> [EXERCISE PROMPT] Copy exactly, and only, the lines starting at the line with "Clone this chart in Altair." and ending at the line with "import numpy as np". Leave every picture out of the copy.

> [DATA TO USE]
----------
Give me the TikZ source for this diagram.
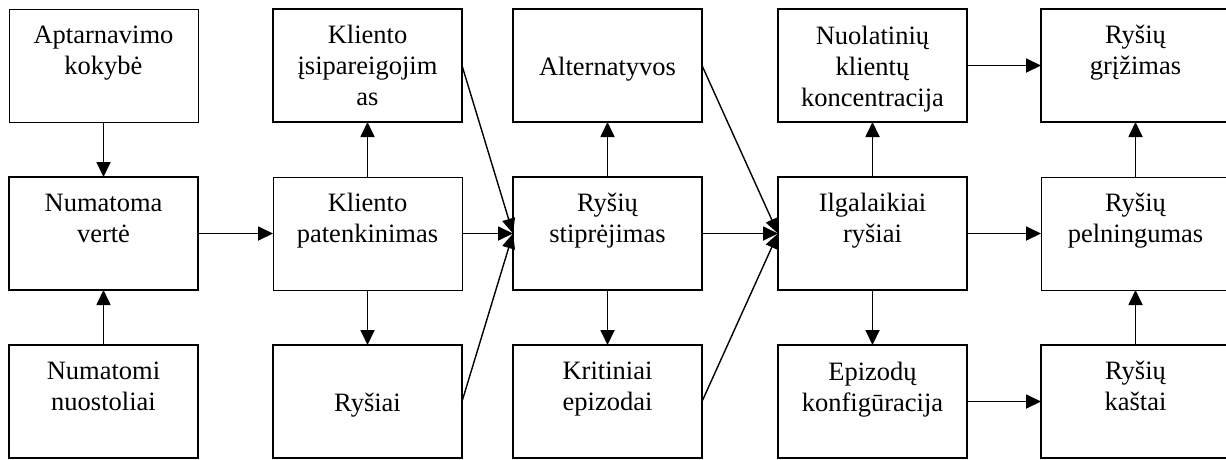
\documentclass[tikz,border=0pt]{standalone}
\usepackage{fontspec}
\setmainfont{Liberation Serif}
\usetikzlibrary{arrows.meta,calc}
\newcommand{\cellrows}[1]{\begin{tabular}[t]{@{}c@{}}#1\end{tabular}}
\begin{document}
\begin{tikzpicture}[x=1pt,y=-1pt,
  box/.style={draw, line width=1.6pt, minimum width=189pt, minimum height=113pt,
    inner sep=0pt, outer sep=0pt, anchor=north west},
  thinbox/.style={box, line width=0.9pt},
  txt/.style={anchor=base, inner sep=0pt, font=\fontsize{26.5}{31}\selectfont},
  link/.style={line width=1.8pt, -{Triangle[length=15pt,width=14pt]}},
  slant/.style={line width=1.4pt, -{Triangle[length=15pt,width=13pt]}}]
\clip (0,0) rectangle (1226,459);
\fill[white] (0,0) rectangle (1226,459);

% boxes: five columns, three rows
\node[thinbox] (aq) at (9,9) {};
\node[box] (nv) at (9,177) {};
\node[box] (nn) at (9,345) {};
\node[box] (ki) at (273,9) {};
\node[thinbox] (kp) at (273,177) {};
\node[box] (ry) at (273,345) {};
\node[box] (alt) at (513,9) {};
\node[box] (rs) at (513,177) {};
\node[box] (kr) at (513,345) {};
\node[box] (nk) at (778,9) {};
\node[box] (il) at (778,177) {};
\node[box] (ep) at (778,345) {};
\node[box] (rg) at (1041,9) {};
\node[thinbox] (rp) at (1041,177) {};
\node[box] (rk) at (1041,345) {};

% texts
\node[txt] (taq) at ($(aq.north)+(0,34)$) {\cellrows{Aptarnavimo\\kokybė}};
\node[txt] (tnv) at ($(nv.north)+(0,34)$) {\cellrows{Numatoma\\vertė}};
\node[txt] (tnn) at ($(nn.north)+(0,34)$) {\cellrows{Numatomi\\nuostoliai}};
\node[txt] (tki) at ($(ki.north)+(0,34)$) {\cellrows{Kliento\\įsipareigojim\\as}};
\node[txt] (tkp) at ($(kp.north)+(0,34)$) {\cellrows{Kliento\\patenkinimas}};
\node[txt] (try) at ($(ry.north)+(0,66)$) {Ryšiai};
\node[txt] (talt) at ($(alt.north)+(0,66)$) {Alternatyvos};
\node[txt] (trs) at ($(rs.north)+(0,34)$) {\cellrows{Ryšių\\stiprėjimas}};
\node[txt] (tkr) at ($(kr.north)+(0,34)$) {\cellrows{Kritiniai\\epizodai}};
\node[txt] (tnk) at ($(nk.north)+(0,35)$) {\cellrows{Nuolatinių\\klientų\\koncentracija}};
\node[txt] (til) at ($(il.north)+(0,34)$) {\cellrows{Ilgalaikiai\\ryšiai}};
\node[txt] (tep) at ($(ep.north)+(0,35)$) {\cellrows{Epizodų\\konfigūracija}};
\node[txt] (trg) at ($(rg.north)+(0,34)$) {\cellrows{Ryšių\\grįžimas}};
\node[txt] (trp) at ($(rp.north)+(0,34)$) {\cellrows{Ryšių\\pelningumas}};
\node[txt] (trk) at ($(rk.north)+(0,34)$) {\cellrows{Ryšių\\kaštai}};

% connectors
\draw[link] (aq) -- (nv);
\draw[link] (nn) -- (nv);
\draw[link] (nv) -- (kp);
\draw[link] (kp) -- (ki);
\draw[link] (kp) -- (ry);
\draw[slant] (ki.east) -- (rs.west);
\draw[link] (kp) -- (rs);
\draw[slant] (ry.east) -- (rs.west);
\draw[link] (rs) -- (alt);
\draw[link] (rs) -- (kr);
\draw[slant] (alt.east) -- (il.west);
\draw[link] (rs) -- (il);
\draw[slant] (kr.east) -- (il.west);
\draw[link] (il) -- (nk);
\draw[link] (il) -- (ep);
\draw[link] (nk) -- (rg);
\draw[link] (il) -- (rp);
\draw[link] (ep) -- (rk);
\draw[link] (rp) -- (rg);
\draw[link] (rk) -- (rp);
\end{tikzpicture}
\end{document}
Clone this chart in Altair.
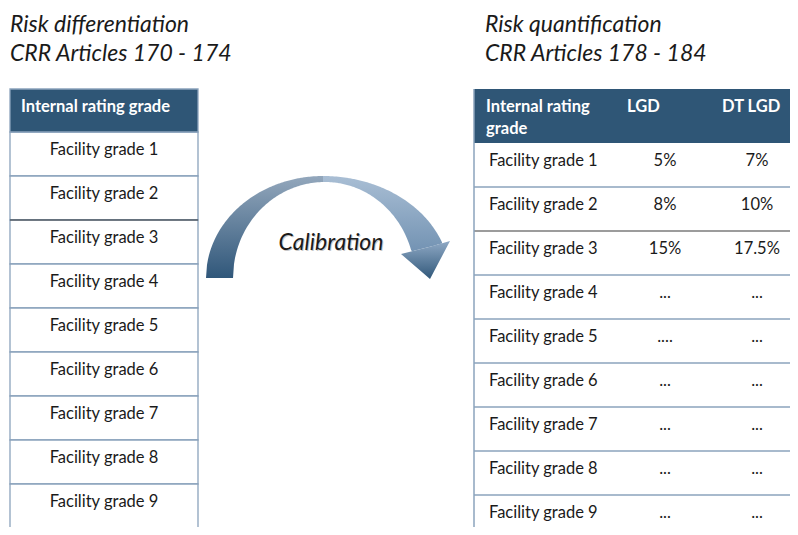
import altair as alt
import pandas as pd
import numpy as np

# ---- content ----
title_left = ["Risk differentiation", "CRR Articles 170 - 174"]
title_right = ["Risk quantification", "CRR Articles 178 - 184"]
left_header = ["Internal rating grade"]
right_header_col1 = ["Internal rating", "grade"]
right_header_cols = ["LGD", "DT LGD"]
grades = ["Facility grade 1", "Facility grade 2", "Facility grade 3",
          "Facility grade 4", "Facility grade 5", "Facility grade 6",
          "Facility grade 7", "Facility grade 8", "Facility grade 9"]
lgd = ["5%", "8%", "15%", "...", "....", "...", "...", "...", "..."]
dt_lgd = ["7%", "10%", "17.5%", "...", "...", "...", "...", "...", "..."]
arrow_label = ["Calibration"]

# ---- styling ----
FONT = "Lato"
HEAD = "#2f5676"
BORDER = "#8ba3bc"
DARK_LINE = "#3a3a3a"
TXT = "#1a1a1a"
ROW_H = 44
BODY_FS = 16.5
HEAD_FS = 16.5

X = lambda f="x": alt.X(f"{f}:Q", scale=alt.Scale(domain=[8, 790], nice=False, zero=False), axis=None)
Y = lambda f="y": alt.Y(f"{f}:Q", scale=alt.Scale(domain=[8, 527], nice=False, zero=False, reverse=True),
                        axis=None, stack=None)

layers = []

# ---- left table ----
L0, L1 = 10, 198
LH_TOP, LH_BOT = 89, 132
left_cells = pd.DataFrame(
    [{"x": L0, "x2": L1, "y": LH_BOT + ROW_H * i, "y2": LH_BOT + ROW_H * (i + 1)} for i in range(len(grades))]
)
layers.append(alt.Chart(left_cells).mark_rect(fill="white", stroke=BORDER, strokeWidth=1.3).encode(
    x=X(), x2="x2:Q", y=Y(), y2="y2:Q"))
left_head = pd.DataFrame([{"x": L0, "x2": L1, "y": LH_TOP, "y2": LH_BOT}])
layers.append(alt.Chart(left_head).mark_rect(fill=HEAD, stroke=BORDER, strokeWidth=1.3).encode(
    x=X(), x2="x2:Q", y=Y(), y2="y2:Q"))
layers.append(alt.Chart(pd.DataFrame([{"x": L0, "x2": L1, "y": LH_BOT + 2 * ROW_H}])).mark_rule(
    color=DARK_LINE, strokeWidth=1.2).encode(x=X(), x2="x2:Q", y=Y()))
layers.append(alt.Chart(pd.DataFrame({"x": [21], "y": [112], "t": left_header})).mark_text(
    align="left", baseline="alphabetic", font=FONT, fontSize=HEAD_FS, fontWeight="bold", color="white").encode(
    x=X(), y=Y(), text="t:N"))
layers.append(alt.Chart(pd.DataFrame({"x": [(L0 + L1) / 2] * len(grades),
                                      "y": [155 + ROW_H * i for i in range(len(grades))],
                                      "t": grades})).mark_text(
    align="center", baseline="alphabetic", font=FONT, fontSize=BODY_FS, color=TXT).encode(
    x=X(), y=Y(), text="t:N"))

# ---- right table ----
R0, R1 = 474, 800
RH_TOP, RH_BOT = 89, 143
layers.append(alt.Chart(pd.DataFrame([{"x": R0, "x2": R1, "y": RH_TOP, "y2": RH_BOT}])).mark_rect(
    fill=HEAD).encode(x=X(), x2="x2:Q", y=Y(), y2="y2:Q"))
row_lines = pd.DataFrame([{"x": R0, "x2": R1, "y": RH_BOT + ROW_H * k} for k in range(1, len(grades)) if k != 2])
layers.append(alt.Chart(row_lines).mark_rule(color=BORDER, strokeWidth=1.3).encode(x=X(), x2="x2:Q", y=Y()))
layers.append(alt.Chart(pd.DataFrame([{"x": R0, "x2": R1, "y": RH_BOT + 2 * ROW_H}])).mark_rule(
    color=DARK_LINE, strokeWidth=1.2).encode(x=X(), x2="x2:Q", y=Y()))
layers.append(alt.Chart(pd.DataFrame([{"x": R0, "y": RH_TOP, "y2": 540}])).mark_rule(
    color=BORDER, strokeWidth=1.5).encode(x=X(), y=Y(), y2="y2:Q"))
rh = pd.DataFrame({"x": [486, 486, 627, 722], "y": [112, 134, 112, 112],
                   "t": right_header_col1 + right_header_cols})
layers.append(alt.Chart(rh).mark_text(
    align="left", baseline="alphabetic", font=FONT, fontSize=HEAD_FS, fontWeight="bold", color="white").encode(
    x=X(), y=Y(), text="t:N"))
rows_y = [166 + ROW_H * i for i in range(len(grades))]
layers.append(alt.Chart(pd.DataFrame({"x": [489] * len(grades), "y": rows_y, "t": grades})).mark_text(
    align="left", baseline="alphabetic", font=FONT, fontSize=BODY_FS, color=TXT).encode(
    x=X(), y=Y(), text="t:N"))
vals = pd.DataFrame({"x": [665] * len(lgd) + [757] * len(dt_lgd), "y": rows_y + rows_y, "t": lgd + dt_lgd})
layers.append(alt.Chart(vals).mark_text(
    align="center", baseline="alphabetic", font=FONT, fontSize=BODY_FS, color=TXT).encode(
    x=X(), y=Y(), text="t:N"))

# ---- titles ----
titles = pd.DataFrame({"x": [10, 10, 485, 485], "y": [32, 61, 32, 61], "t": title_left + title_right})
layers.append(alt.Chart(titles).mark_text(
    align="left", baseline="alphabetic", font=FONT, fontSize=23, fontStyle="italic", color=TXT).encode(
    x=X(), y=Y(), text="t:N"))

# ---- curved arrow (shape geometry) ----
BASE = 278
def ell(x, cx, a, b):
    d = np.clip((x - cx) / a, -1, 1)
    return BASE - b * np.sqrt(1 - d ** 2)

def neck(x):
    return 254 - (x - 402) * 12 / 46

xl = np.unique(np.concatenate([np.arange(206, 324, 1.0), [233.0, 323.0]]))
left_arc = pd.DataFrame({
    "x": xl,
    "y": ell(xl, 323, 117, 102),
    "y2": np.where(xl < 233, BASE, ell(xl, 325, 92, 96)),
})
xr = np.unique(np.concatenate([np.arange(323, 443, 1.0), [411.0, 442.0]]))
right_arc = pd.DataFrame({
    "x": xr,
    "y": ell(xr, 323, 127, 102),
    "y2": np.where(xr <= 411, np.where(xr < 325, ell(xr, 325, 92, 96), ell(xr, 325, 90, 96)), neck(xr)),
})
head = pd.DataFrame({"x": [401.0, 430.0, 450.0], "y": [254.0, float(neck(430)), 241.0],
                     "y2": [254.0, 279.0, 241.0]})

def grad(top, bottom):
    return alt.Gradient(gradient="linear", x1=0, x2=0, y1=0, y2=1,
                        stops=[alt.GradientStop(color=top, offset=0),
                               alt.GradientStop(color=bottom, offset=1)])

layers.append(alt.Chart(left_arc).mark_area(color=grad("#93a7bc", "#30577a"), interpolate="linear").encode(
    x=X(), y=Y(), y2="y2:Q"))
layers.append(alt.Chart(right_arc).mark_area(color=grad("#a9bed4", "#7393b3"), interpolate="linear").encode(
    x=X(), y=Y(), y2="y2:Q"))
layers.append(alt.Chart(head).mark_area(color=grad("#8fa9c5", "#31587a"), interpolate="linear").encode(
    x=X(), y=Y(), y2="y2:Q"))

layers.append(alt.Chart(pd.DataFrame({"x": [332], "y": [244], "t": arrow_label})).mark_text(
    align="center", baseline="middle", font=FONT, fontSize=23, fontStyle="italic", color="#c8c8c8").encode(
    x=X(), y=Y(), text="t:N"))
layers.append(alt.Chart(pd.DataFrame({"x": [331], "y": [243], "t": arrow_label})).mark_text(
    align="center", baseline="middle", font=FONT, fontSize=23, fontStyle="italic", color=TXT).encode(
    x=X(), y=Y(), text="t:N"))

chart = alt.layer(*layers).properties(
    width=782, height=519, padding=0, autosize="none"
).configure_view(strokeWidth=0)

chart.save("out.html", embed_options={"renderer": "svg", "actions": False})
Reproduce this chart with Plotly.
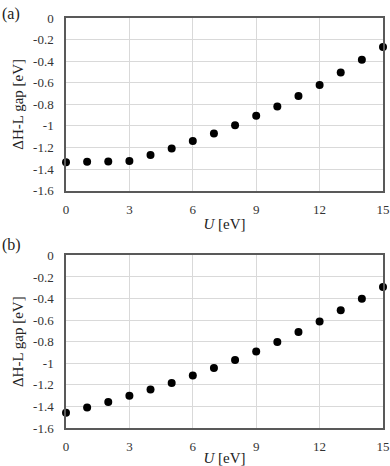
import plotly.graph_objects as go
from plotly.subplots import make_subplots

# Data
u_values = [0, 1, 2, 3, 4, 5, 6, 7, 8, 9, 10, 11, 12, 13, 14, 15]
gap_a = [-1.338, -1.332, -1.330, -1.326, -1.270, -1.209, -1.141, -1.070,
         -0.993, -0.906, -0.820, -0.724, -0.620, -0.506, -0.388, -0.268]
gap_b = [-1.458, -1.411, -1.359, -1.300, -1.244, -1.182, -1.114, -1.043,
         -0.969, -0.891, -0.802, -0.709, -0.613, -0.508, -0.402, -0.294]
x_ticks = [0, 3, 6, 9, 12, 15]
y_ticks = [0, -0.2, -0.4, -0.6, -0.8, -1, -1.2, -1.4, -1.6]
y_tick_text = ["0", "-0.2", "-0.4", "-0.6", "-0.8", "-1", "-1.2", "-1.4", "-1.6"]

font = "Liberation Serif, Times New Roman, serif"

fig = make_subplots(rows=2, cols=1, vertical_spacing=0.158)

for row, gap in [(1, gap_a), (2, gap_b)]:
    fig.add_trace(go.Scatter(
        x=u_values, y=gap, mode="markers",
        marker=dict(color="black", size=8),
        showlegend=False, cliponaxis=False
    ), row=row, col=1)
    fig.update_xaxes(
        range=[0, 15], tickvals=x_ticks, showgrid=True, gridcolor="#d9d9d9",
        showline=True, linecolor="#595959", linewidth=1.5, mirror=True,
        zeroline=False, ticks="", ticklabelstandoff=6, automargin=False,
        tickfont=dict(size=13, color="#333"),
        title=dict(text="<i>U</i> [eV]", font=dict(size=15, color="#222"), standoff=3),
        row=row, col=1)
    fig.update_yaxes(
        range=[-1.6, 0], tickvals=y_ticks, ticktext=y_tick_text,
        showgrid=True, gridcolor="#d9d9d9",
        showline=True, linecolor="#595959", linewidth=1.5, mirror=True,
        zeroline=False, ticks="", ticklabelstandoff=8, automargin=False,
        tickfont=dict(size=13, color="#333"),
        title=dict(text="ΔH-L gap [eV]", font=dict(size=15, color="#222"), standoff=6),
        row=row, col=1)

fig.add_annotation(text="(a)", xref="paper", yref="paper", x=-0.207, y=1.01,
                   xanchor="left", yanchor="middle", showarrow=False,
                   font=dict(size=16, color="#222"))
fig.add_annotation(text="(b)", xref="paper", yref="paper", x=-0.207, y=0.446,
                   xanchor="left", yanchor="middle", showarrow=False,
                   font=dict(size=16, color="#222"))

fig.update_layout(
    width=390, height=466,
    margin=dict(l=66, r=7, t=18, b=38),
    paper_bgcolor="white", plot_bgcolor="white",
    font=dict(family=font, color="#222"),
)

fig.write_html("out.html", config={"displayModeBar": False},
               post_script="document.body.style.margin='0';")
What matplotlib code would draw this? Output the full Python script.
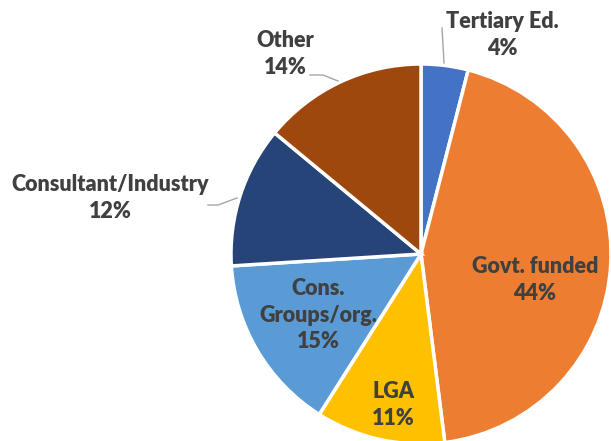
----------
> [COMPLETE OUTPUT]
Clone this chart in Altair.
import altair as alt
import pandas as pd
import numpy as np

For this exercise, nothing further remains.